In my personal life...I'm playing Pokemon Sun, which is amazing. The graphics have improved even more since the last game, they're sooooo cute! But I am disappointed that there's no actual red haircolor available. There's this dark maroon/scarlet sort of color, but not an actual red like natural red hair. And Pokemon XY had a red hair color, so I dunno why they took it out. It's a real hair color! Oh well. I chose the water starter, at first I wasn't that enthused about it becuase it was just a seal, but then I saw the final evolution, which is like...a mermaid seal ballerina. It's SO GREAT, it's just completely absurd and I love it. I'm also playing Bravely Default, which I kept hearing was really good for like two years so I figured I'd finally try it lol.
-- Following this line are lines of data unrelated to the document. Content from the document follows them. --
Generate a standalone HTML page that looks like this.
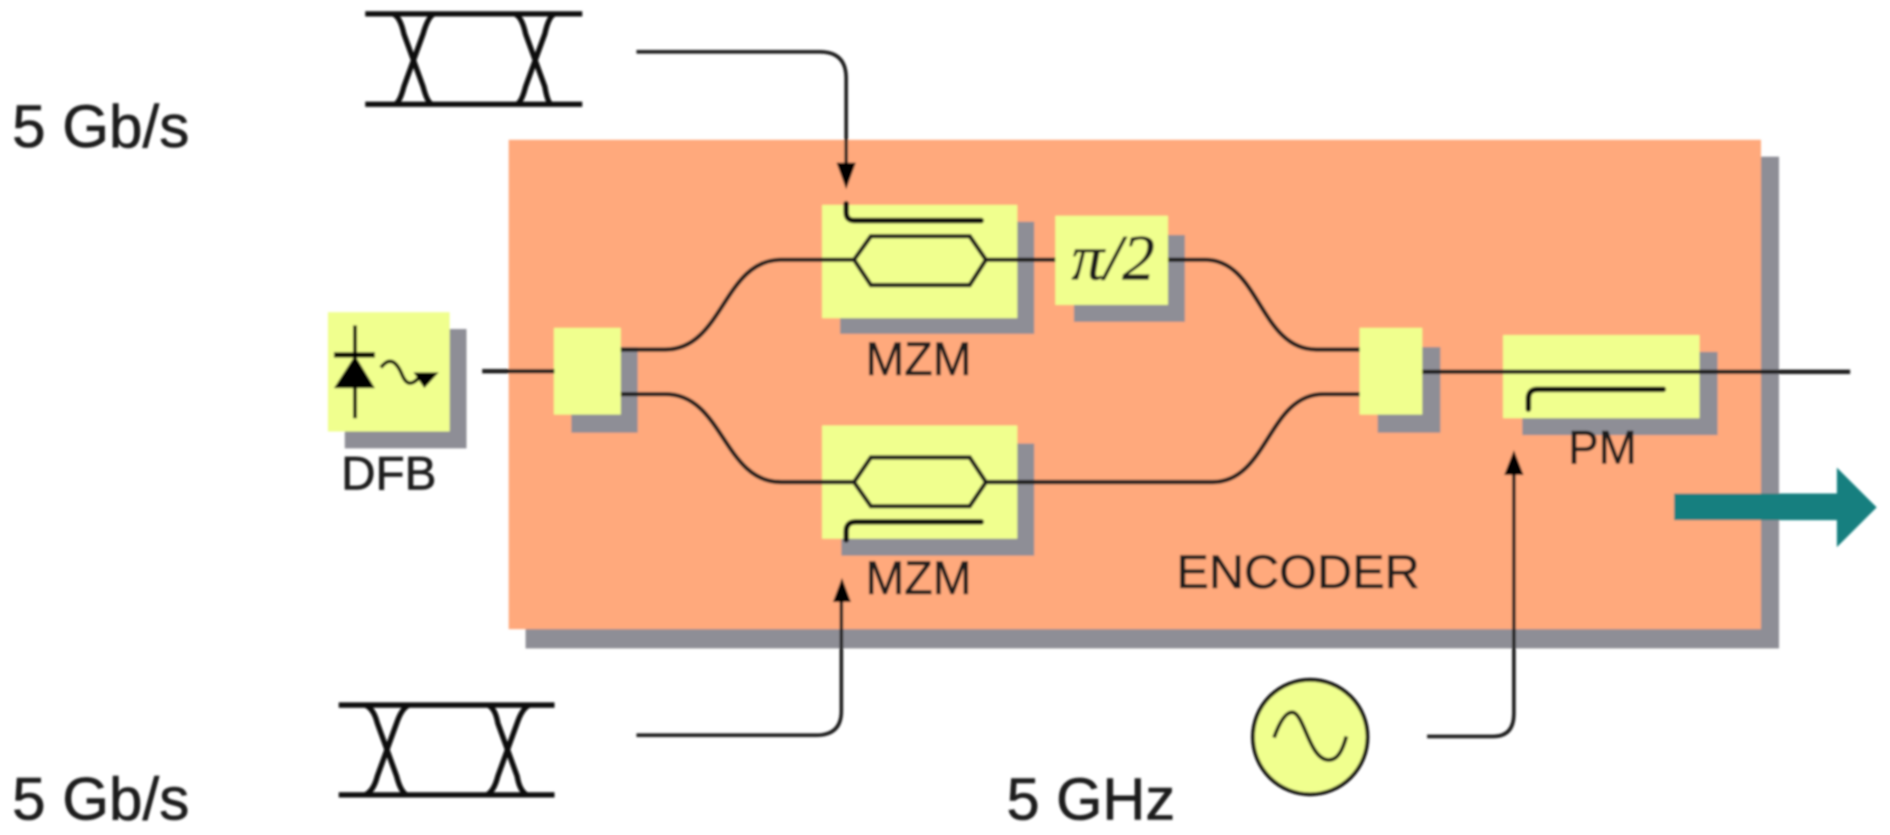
<!DOCTYPE html>
<html>
<head>
<meta charset="utf-8">
<style>
html,body{margin:0;padding:0;background:#fff;width:1890px;height:835px;overflow:hidden}
svg{display:block}
text{font-family:"Liberation Sans",sans-serif;fill:#1a1a1a;stroke:#1a1a1a;stroke-width:0.5}
</style>
</head>
<body>
<svg width="1890" height="835" viewBox="0 0 1568 692.8" xmlns="http://www.w3.org/2000/svg">
<defs><filter id="b" x="-2%" y="-2%" width="104%" height="104%"><feGaussianBlur stdDeviation="0.9"/></filter></defs>
<g filter="url(#b)">
<!-- encoder -->
<rect x="436" y="130" width="1040" height="408" fill="#8e8e96"/>
<rect x="422" y="116" width="1039" height="406" fill="#ffa97c"/>

<!-- DFB -->
<rect x="286" y="273" width="101" height="99" fill="#8e8e96"/>
<rect x="272" y="259" width="101" height="99" fill="#f0ff8e"/>
<path d="M294.5 270V347" stroke="#000" stroke-width="3.2" fill="none"/>
<path d="M277 294.5H311" stroke="#000" stroke-width="4.5" fill="none"/>
<path d="M294.5 295L311 322H277Z" fill="#000"/>
<path d="M316 305C324 294 330 302 334 312C338 321 343 318 347 314" stroke="#000" stroke-width="3" fill="none"/>
<path d="M343 309H364L352 322Z" fill="#000"/>
<text x="283" y="406" font-size="39" textLength="79" lengthAdjust="spacingAndGlyphs">DFB</text>

<!-- shadows -->
<rect x="474" y="288" width="55" height="71" fill="#8e8e96"/>
<rect x="697" y="184" width="161" height="93" fill="#8e8e96"/>
<rect x="698" y="368" width="160" height="93" fill="#8e8e96"/>
<rect x="891" y="195" width="92" height="72" fill="#8e8e96"/>
<rect x="1143" y="288" width="52" height="71" fill="#8e8e96"/>
<rect x="1263" y="292" width="162" height="69" fill="#8e8e96"/>

<!-- boxes -->
<rect x="459.5" y="272" width="55.5" height="72" fill="#f0ff8e"/>
<rect x="682" y="170" width="162" height="94" fill="#f0ff8e"/>
<rect x="682" y="353" width="162" height="94" fill="#f0ff8e"/>
<rect x="875.5" y="179" width="93.5" height="74" fill="#f0ff8e"/>
<rect x="1128" y="272" width="52" height="72" fill="#f0ff8e"/>
<rect x="1247" y="278" width="163" height="69" fill="#f0ff8e"/>

<!-- fibers -->
<g stroke="#1a1a1a" stroke-width="3.6" fill="none">
<path d="M400 308H460"/>
<path d="M515 290H552C600 290 600 215.5 648 215.5H708"/>
<path d="M515 327H552C600 327 600 400 648 400H708"/>
<path d="M708.5 215.5L722.5 196H804.5L818 215.5L804.5 236.5H722.5Z"/>
<path d="M708.5 400L722.5 379.5H804.5L818 400L804.5 420H722.5Z"/>
<path d="M818 215.5H875.5"/>
<path d="M969 215.5H1000C1045 215.5 1045 290 1092 290H1128"/>
<path d="M818 400H1006C1052 400 1052 327 1098 327H1128"/>
<path d="M1180 308.5H1535"/>
</g>

<!-- electrodes -->
<g stroke="#0a0a0a" stroke-width="4.6" fill="none" stroke-linecap="round">
<path d="M702 169V176Q702 183 709 183H814"/>
<path d="M702 448V441Q702 433 710 433H814"/>
<path d="M1268 339.5V331Q1268 323 1276 323H1380"/>
</g>

<!-- control arrows -->
<g stroke="#1a1a1a" stroke-width="3" fill="none">
<path d="M528 43H680Q702 43 702 65V140"/>
<path d="M528 610H677Q698 610 698 590V495"/>
<path d="M1184 611H1239Q1256 611 1256 592V390"/>
</g>
<path d="M694 135H710L702 157Z" fill="#000"/>
<path d="M691 499.5H706L698.5 479.5Z" fill="#000"/>
<path d="M1248 394H1264L1256 373.5Z" fill="#000"/>

<!-- labels -->
<text x="718" y="311" font-size="39" textLength="88" lengthAdjust="spacingAndGlyphs">MZM</text>
<text x="718" y="493" font-size="39" textLength="88" lengthAdjust="spacingAndGlyphs">MZM</text>
<text x="1301" y="384.5" font-size="39" textLength="57" lengthAdjust="spacingAndGlyphs">PM</text>
<text x="976" y="488" font-size="39.5" textLength="202" lengthAdjust="spacingAndGlyphs">ENCODER</text>
<text x="889" y="232" font-size="54" textLength="69" lengthAdjust="spacingAndGlyphs" style="font-family:'Liberation Serif',serif;font-style:italic">π/2</text>
<text x="10" y="122" font-size="50" textLength="147" lengthAdjust="spacingAndGlyphs">5 Gb/s</text>
<text x="10" y="680" font-size="50" textLength="147" lengthAdjust="spacingAndGlyphs">5 Gb/s</text>
<text x="835" y="680" font-size="49.5" textLength="140" lengthAdjust="spacingAndGlyphs">5 GHz</text>

<!-- eye top -->
<g stroke="#0a0a0a" stroke-width="4.4" fill="none">
<path d="M303 11.5H483M303 86.5H483"/>
<path d="M326 11.5Q332 14 335 28L351 72Q354 84 358 86.5"/>
<path d="M360 11.5Q355 14 351 28L335 72Q332 84 328 86.5"/>
<path d="M427 11.5Q433 14 436 28L452 72Q454 84 457 86.5"/>
<path d="M460 11.5Q455 14 452 28L436 72Q433 84 429 86.5"/>
</g>
<!-- eye bottom -->
<g stroke="#0a0a0a" stroke-width="4.4" fill="none">
<path d="M281 585H460M281 659.5H460"/>
<path d="M303 585Q310 588 313 600L329 644Q332 656 337 659.5"/>
<path d="M339 585Q333 588 329 600L313 644Q310 656 303 659.5"/>
<path d="M405 585Q411 588 413 600L429 644Q431 656 437 659.5"/>
<path d="M439 585Q433 588 429 600L413 644Q410 656 404 659.5"/>
</g>

<!-- oscillator -->
<circle cx="1087" cy="611.5" r="47.5" fill="#f0ff8e" stroke="#111" stroke-width="3.2"/>
<path d="M1057 612C1062 598 1067 591 1072 591C1082 591 1086 630 1102 630.5C1110 631 1114 622 1117 611" stroke="#111" stroke-width="3.2" fill="none"/>

<!-- teal arrow -->
<path d="M1389 409.5H1524V388L1557 421L1524 454V431.5H1389Z" fill="#147f7f"/>
</g>
</svg>
</body>
</html>
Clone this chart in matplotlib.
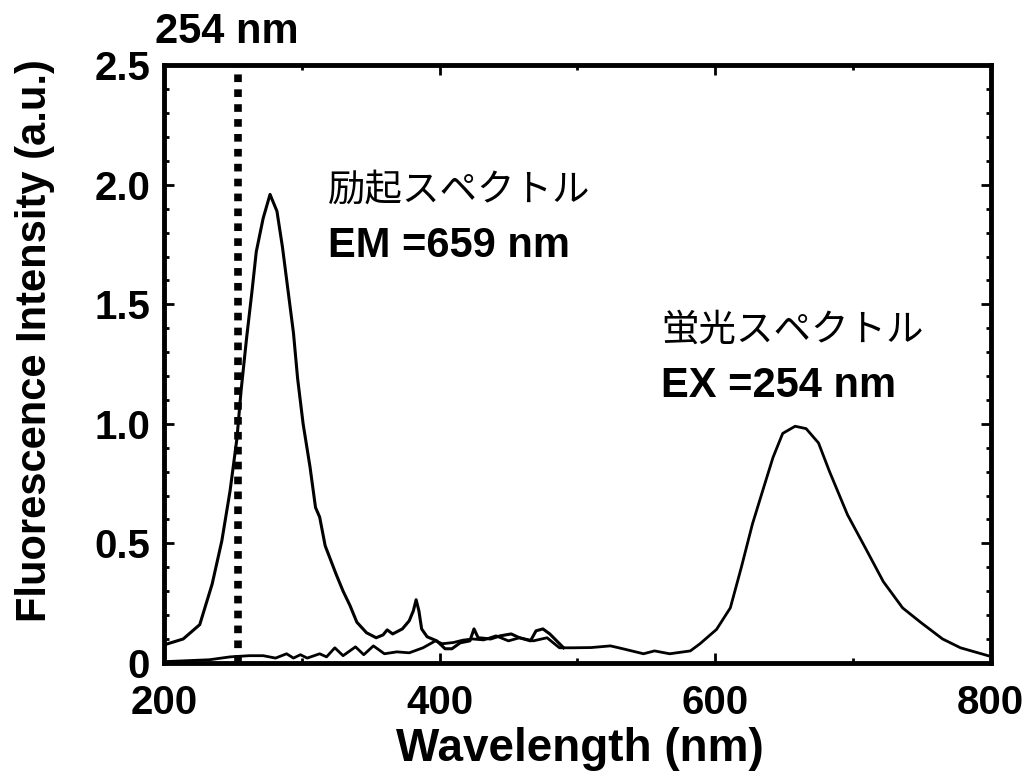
import numpy as np
import matplotlib.pyplot as plt
from matplotlib.ticker import MultipleLocator

# excitation spectrum (monitored at 659 nm)
ex_wl = [200, 214, 226, 235, 242, 248, 253, 256, 260, 264, 267, 272, 277, 282,
         286, 290, 294, 297, 301, 306, 310, 313, 317, 325, 330, 335, 340, 347,
         354, 359, 362, 366, 373, 378, 381, 383, 385, 387, 391, 398, 404, 409,
         415, 422, 425, 428, 437, 444, 452, 458, 466, 470, 475, 480, 490]
ex_int = [0.075, 0.10, 0.16, 0.33, 0.51, 0.72, 0.94, 1.14, 1.36, 1.56, 1.72, 1.86,
          1.96, 1.89, 1.74, 1.56, 1.38, 1.19, 1.00, 0.82, 0.65, 0.61, 0.49, 0.37,
          0.30, 0.24, 0.17, 0.126, 0.105, 0.117, 0.138, 0.121, 0.142, 0.176, 0.218,
          0.264, 0.218, 0.142, 0.109, 0.092, 0.059, 0.059, 0.084, 0.092, 0.142,
          0.105, 0.10, 0.113, 0.121, 0.105, 0.092, 0.134, 0.142, 0.121, 0.063]

# fluorescence spectrum (excited at 254 nm)
em_wl = [200, 233, 248, 262, 272, 281, 289, 294, 299, 304, 313, 318, 324, 330,
         339, 345, 352, 360, 369, 378, 388, 397, 402, 410, 417, 424, 432, 441,
         450, 458, 468, 478, 487, 496, 510, 524, 533, 548, 556, 567, 582, 589,
         601, 611, 619, 627, 635, 642, 649, 658, 666, 675, 683, 696, 710, 722,
         736, 749, 765, 778, 798]
em_int = [0.005, 0.013, 0.025, 0.03, 0.03, 0.02, 0.038, 0.02, 0.034, 0.02, 0.038,
          0.025, 0.063, 0.03, 0.067, 0.034, 0.071, 0.038, 0.046, 0.042, 0.063,
          0.092, 0.08, 0.085, 0.095, 0.10, 0.096, 0.113, 0.092, 0.105, 0.092,
          0.105, 0.063, 0.063, 0.064, 0.071, 0.059, 0.038, 0.05, 0.038, 0.05,
          0.08, 0.14, 0.23, 0.40, 0.58, 0.73, 0.86, 0.96, 0.99, 0.98, 0.92, 0.80,
          0.62, 0.47, 0.34, 0.23, 0.17, 0.10, 0.063, 0.03]

ex_line = 254
x_ticks = [200, 400, 600, 800]
y_ticks = [0, 0.5, 1.0, 1.5, 2.0, 2.5]
y_ticklabels = ['0', '0.5', '1.0', '1.5', '2.0', '2.5']

plt.rcParams['font.family'] = ['Liberation Sans', 'DejaVu Sans']
jp = ['Noto Sans CJK JP', 'DejaVu Sans']

fig = plt.figure(figsize=(10.31, 7.78), dpi=100)
ax = fig.add_axes([0.159, 0.148, 0.802, 0.768])

ax.plot(ex_wl, ex_int, color='k', lw=2.2, solid_joinstyle='round')
ax.plot(em_wl, em_int, color='k', lw=2.0, solid_joinstyle='round')
# dotted marker for the excitation wavelength
ax.plot([ex_line, ex_line], [0, 2.5], color='k', lw=5.5,
        dashes=(1.0, 0.95), dash_capstyle='butt')

ax.set_xlim(200, 800)
ax.set_ylim(0, 2.5)
ax.set_xticks(x_ticks)
ax.set_yticks(y_ticks)
ax.set_yticklabels(y_ticklabels)
ax.xaxis.set_minor_locator(MultipleLocator(100))
ax.yaxis.set_minor_locator(MultipleLocator(0.1))
ax.tick_params(which='both', direction='in', top=True, right=True, width=2)
ax.tick_params(which='major', length=7, labelsize=29)
ax.tick_params(which='minor', length=3.5)
ax.tick_params(axis='x', which='major', pad=15)
ax.tick_params(axis='y', which='major', pad=10)
for lab in ax.get_xticklabels() + ax.get_yticklabels():
    lab.set_fontweight('bold')
for s in ax.spines.values():
    s.set_linewidth(3.5)

ax.set_xlabel('Wavelength (nm)', fontsize=33, fontweight='bold')
ax.set_ylabel('Fluorescence Intensity (a.u.)', fontsize=30, fontweight='bold')
ax.xaxis.set_label_coords(0.503, -0.108)
ax.yaxis.set_label_coords(-0.132, 0.54)

fig.text(155 / 1031, 1 - 32 / 778, '254 nm', fontsize=30, fontweight='bold',
         va='center', ha='left')
fig.text(328 / 1031, 1 - 190 / 778, '励起スペクトル', fontsize=27, family=jp,
         va='center', ha='left')
fig.text(328 / 1031, 1 - 246 / 778, 'EM =659 nm', fontsize=30, fontweight='bold',
         va='center', ha='left')
fig.text(661 / 1031, 1 - 330 / 778, '蛍光スペクトル', fontsize=27, family=jp,
         va='center', ha='left')
fig.text(661 / 1031, 1 - 386 / 778, 'EX =254 nm', fontsize=30, fontweight='bold',
         va='center', ha='left')

fig.savefig('out.png', dpi=100)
The combat system is interesting, and the story...a lot of it is good but so far there's a lot of weird gendered aspects (for some reason Japan seems to love this particular character archetype of 'guy who continually harrasses women, who react with open discomfort and/or anger, but this is played for laughs because he's ~chivalrous~, which is a character type I find really off-putting, and your fourth party member is that guy) that are somewhat creepy. But I'm not that far into the game so perhaps this abates in later sections.
Other than that...I've been sick in bed all week, nothing much has happened lol. Not that I would have been up to all that much anyway, really.